I encourage you to join us in your own parishes for these celebrations. I know the old saying, ‘Oh, they’re a little longer, we can’t take time.’ The Lord took time to spend 33 years with us on Earth, in flesh. He took time to spend three hours on the Cross to gain Salvation for us. In comparison, a little extra time seems to be a very weak explanation for not attending the services that commemorate these great Paschal Mysteries.
Join us and join your priests on Tuesday at the Cathedral of St. Mary’s to celebrate the Chrism Mass, to hear the priests recommit their priestly promises and in praying in a particular way for your priests. Join us for the celebration in your own parishes of the Institution of the Eucharist, the Washing of Feet, then rededicate yourselves to Christian witness and service. Join us to mourn with Christ and to ask for forgiveness for the role our sins played in His passion and death.
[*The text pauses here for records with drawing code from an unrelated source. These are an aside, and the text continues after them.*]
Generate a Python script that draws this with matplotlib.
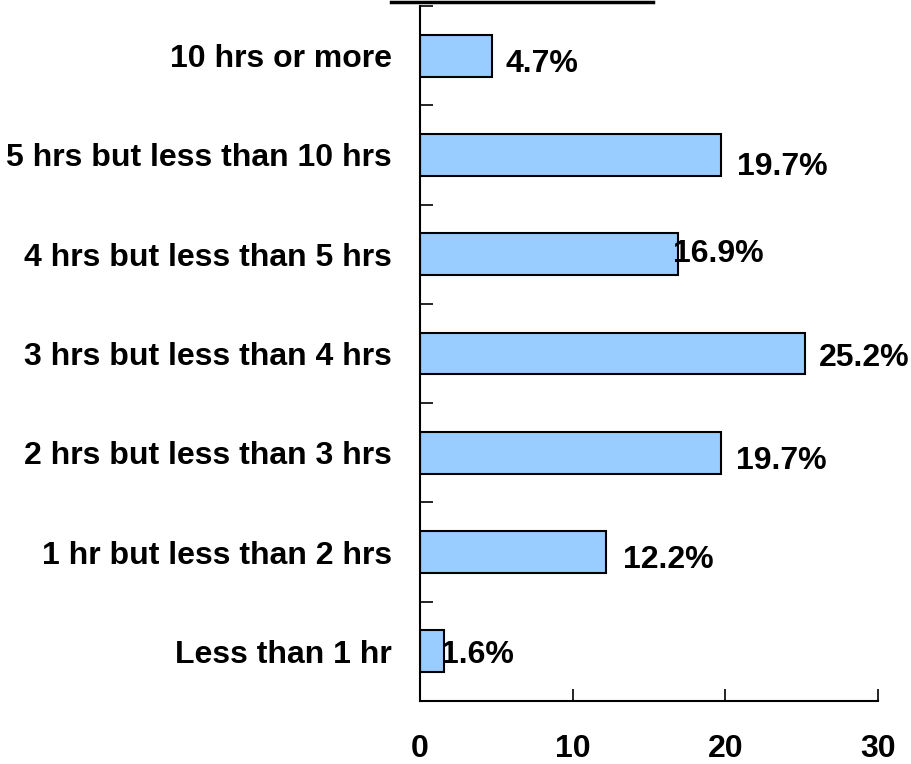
import matplotlib
matplotlib.use("Agg")
import matplotlib.pyplot as plt
from matplotlib.lines import Line2D
from matplotlib.ticker import FixedLocator

categories = [
    "Less than 1 hr",
    "1 hr but less than 2 hrs",
    "2 hrs but less than 3 hrs",
    "3 hrs but less than 4 hrs",
    "4 hrs but less than 5 hrs",
    "5 hrs but less than 10 hrs",
    "10 hrs or more",
]
values = [1.6, 12.2, 19.7, 25.2, 16.9, 19.7, 4.7]
x_ticks = [0, 10, 20, 30]

# value-label nudges, in pixels from the end of each bar
label_dx = [-3, 17, 15, 14, -5, 16, 14]
label_dy = [-4, -8, -8, -4, 0, -12, -8]

plt.rcParams["font.family"] = ["Liberation Sans", "DejaVu Sans"]
plt.rcParams["font.weight"] = "bold"

fig = plt.figure(figsize=(9.12, 7.64), dpi=100)
ax = fig.add_axes([0.4605, 0.0825, 0.5022, 0.9096])

y = list(range(len(categories)))
ax.barh(y, values, height=0.42, color="#99CCFF", edgecolor="black", linewidth=1.5)

for i, v in enumerate(values):
    ax.annotate(f"{v:.1f}%", xy=(v, i), xytext=(label_dx[i], label_dy[i]),
                textcoords="offset pixels", ha="left", va="center",
                fontsize=23, fontweight="bold")

ax.set_xlim(0, 30)
ax.set_ylim(-0.5, len(categories) - 0.5)

ax.set_yticks(y)
ax.set_yticklabels(categories, fontsize=23, fontweight="bold")
ax.tick_params(axis="y", which="major", length=0, pad=20)
ax.yaxis.set_minor_locator(FixedLocator([i - 0.5 for i in range(len(categories) + 1)]))
ax.tick_params(axis="y", which="minor", direction="in", length=9, width=1.2)

ax.set_xticks(x_ticks)
ax.set_xticklabels([str(t) for t in x_ticks], fontsize=23, fontweight="bold")
ax.tick_params(axis="x", direction="in", length=9, width=1.2, pad=24)

for side in ["top", "right"]:
    ax.spines[side].set_visible(False)
for side in ["left", "bottom"]:
    ax.spines[side].set_linewidth(1.5)

# rule along the top edge
fig.add_artist(Line2D([391 / 912, 653 / 912], [1 - 1.5 / 764, 1 - 1.5 / 764],
                      transform=fig.transFigure, color="black", linewidth=2.5))

fig.savefig("out.png", dpi=100, facecolor="white")
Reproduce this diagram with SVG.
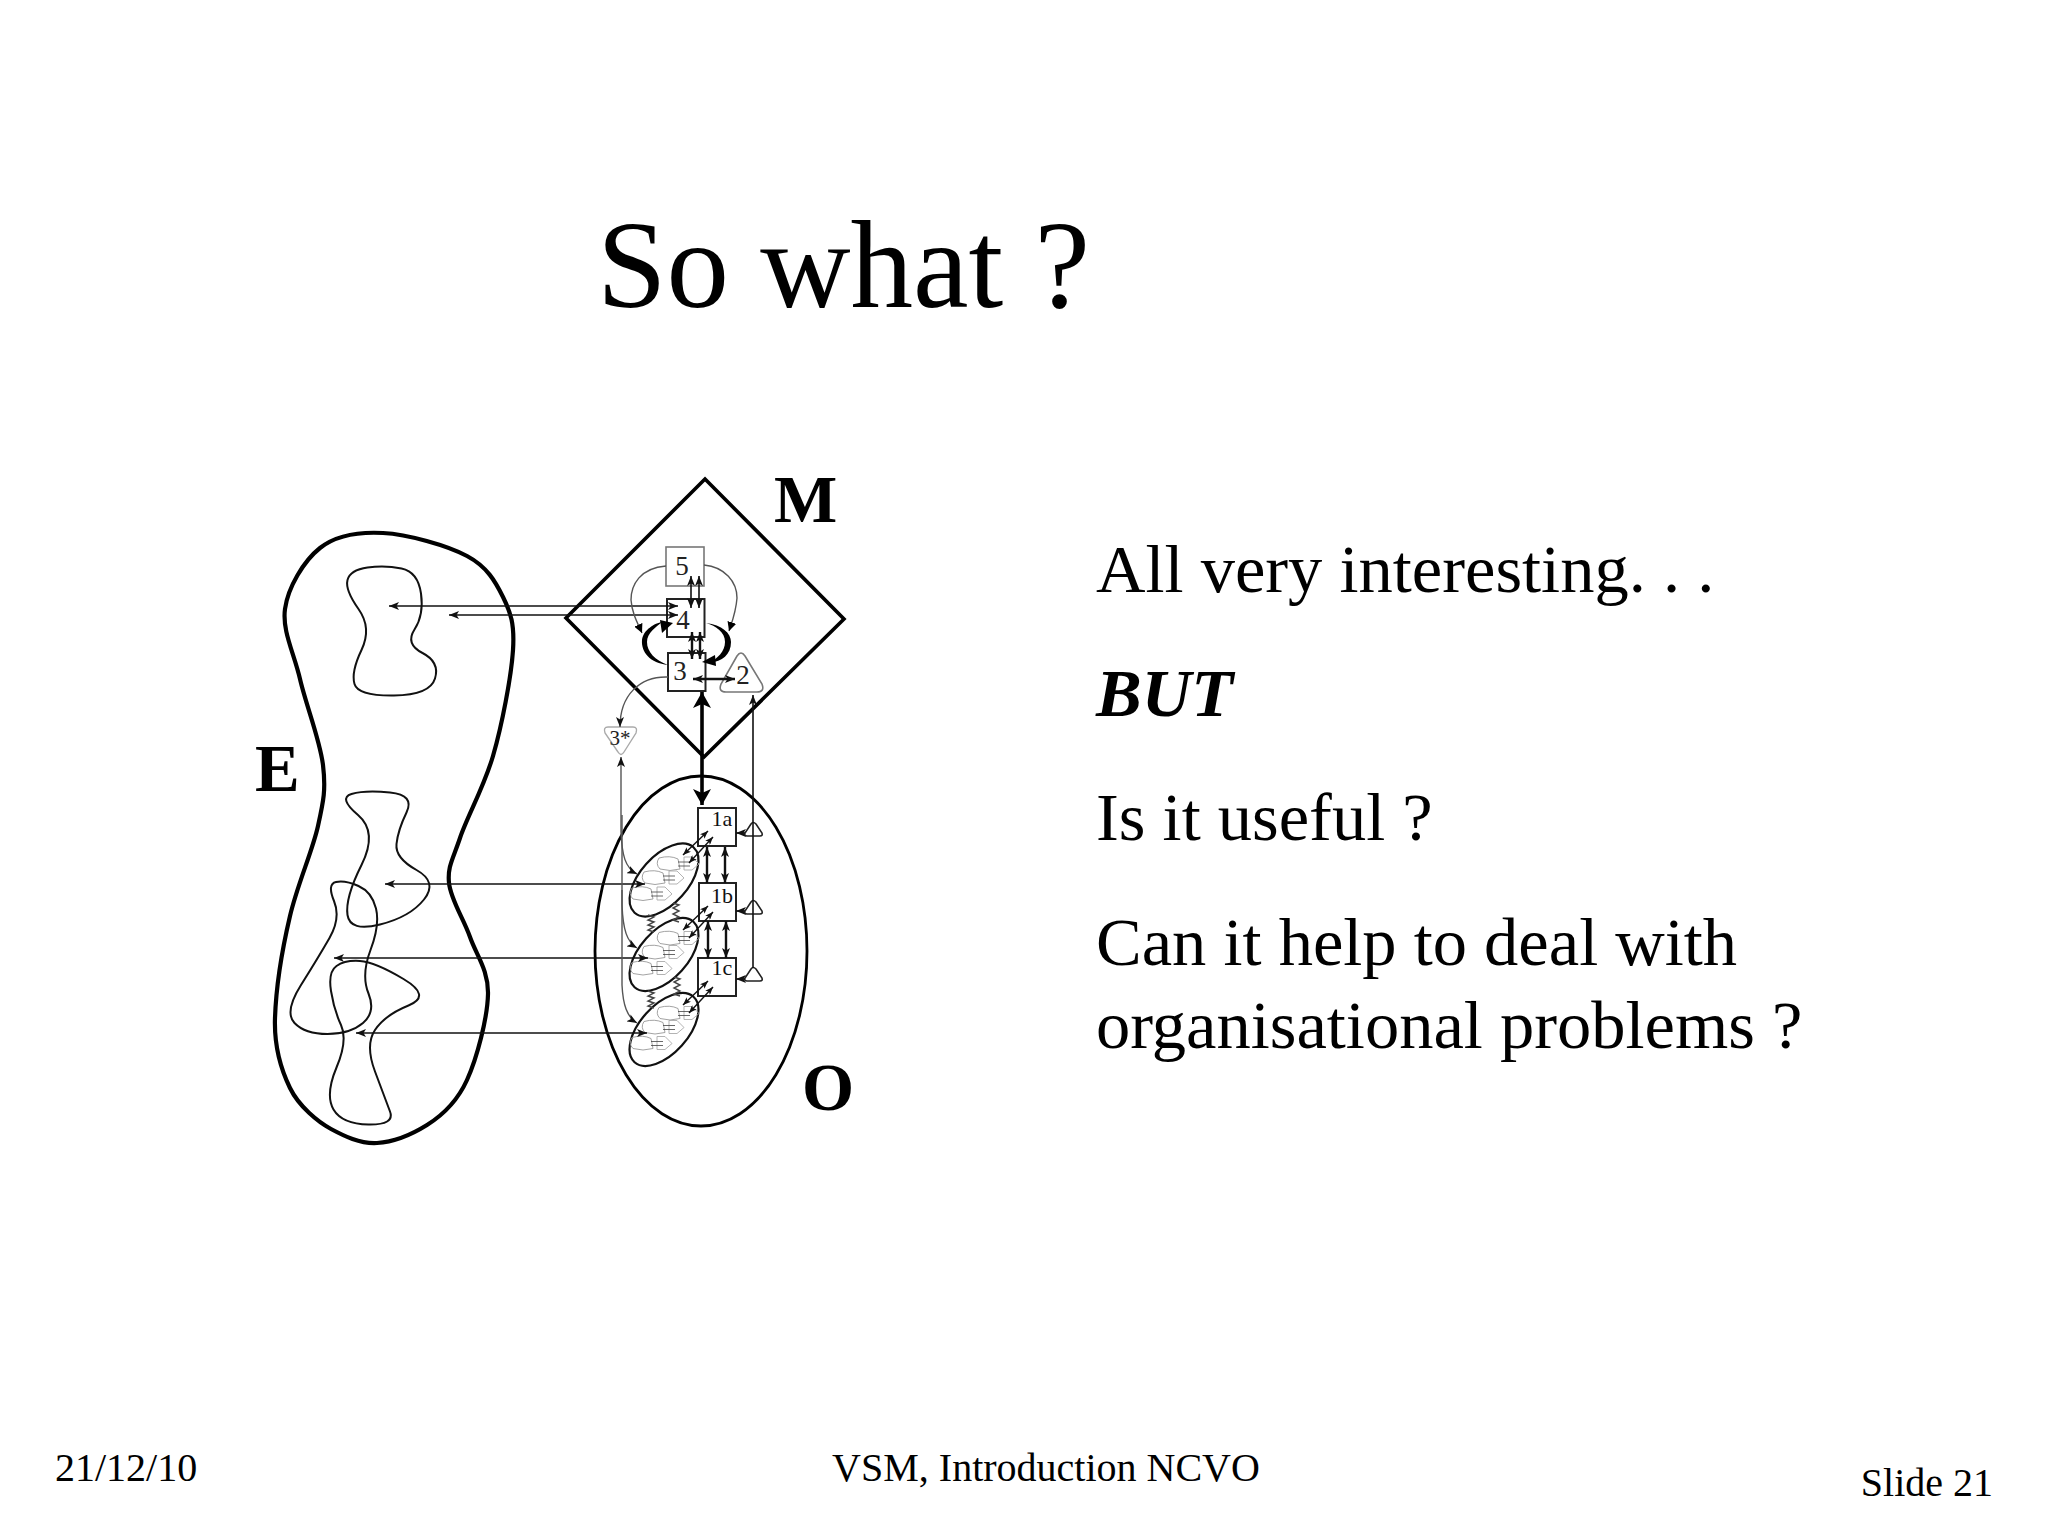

And join us in your own parishes for the glorious celebration of Resurrection, the great trust and love God has for us, not only to create us, but to recreate us in Baptism and recreate our being in death into fullness of life in His presence.
In preparation for the Year of Faith too, I hope your Profession of Faith at Easter and the renewal of your Baptismal Promises will be sincere, will be grace-filled and will be lived out in powerful Christian witness. May you have a very Blessed and Happy Easter and may this extend to all your family and friends.